MATCH (tom:Person {name: "Tom Hanks"})
OPTIONAL MATCH (tom)-[:ACTED_IN]->(movie:Movie)
WHERE movie.released = 2018
RETURN tom, movie.title, movie.released, [(movie)<-[:ACTED_IN]-(coActor:Person) WHERE coActor.name <> tom.name | coActor.name ] as coActors
But apoc.coll.sortMulti should accept null as an input parameter with an output of null, instead of throwing this error, as apoc.coll.sort or apoc.coll.min does.
Do we have any updates on this feature request? As Reiner mentioned, allowing limit and sort will add big help with complex queries. My queries are getting borderline unreadable without comprehensions!
Sorry, it remains on the backlog for consideration, no movement yet.
In the meantime, you may want to use subqueries to scope the expansion and limiting and sorting of results before collecting. It is more verbose than a pattern comprehension, but it should perform the same operations and be scoped per-row like a pattern comprehension, and the subquery would be able to encapsulate your logic fairly well.
Thanks for the update. I have been using subqueries to maintain the scope and that has helped. But they are definitely more verbose than patterns, which seems like an overhead if I don't plan to reuse those subqueries.
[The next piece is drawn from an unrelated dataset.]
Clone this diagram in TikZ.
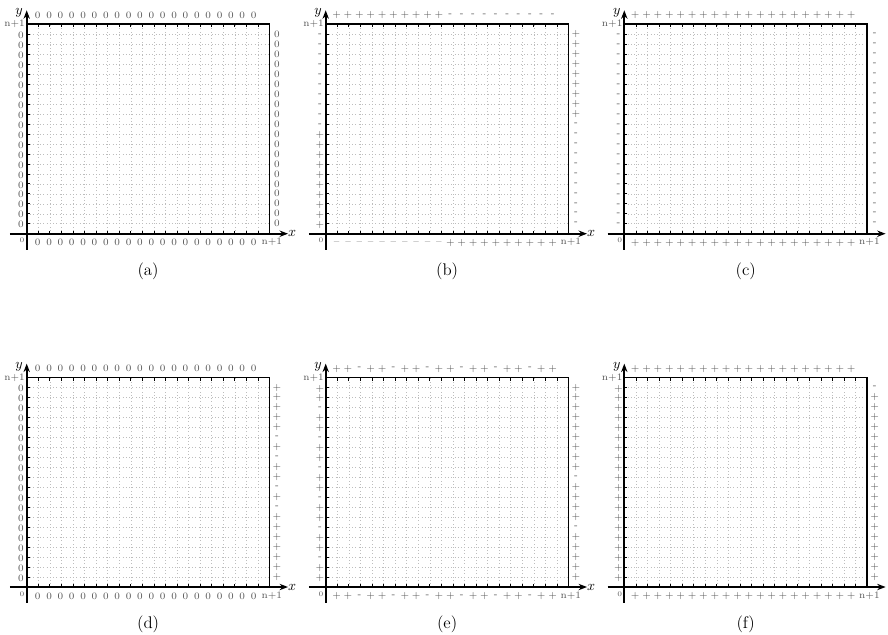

Sorry to go on a tangent here, but can you confirm if there is any performance impact of splitting my logic into multiple subqueries (most of them use apoc functions). I have not read anything on those lines or profiled my code yet, just wondering if new variables being created and passed back and forth with subqueries have any impact. I can add a new question if that's cleaner.
Depends on which APOC functions. If the function has to perform an entirely new query under the hood, then the overhead of having to do that (per row) can have an impact, and native subqueries would often perform better.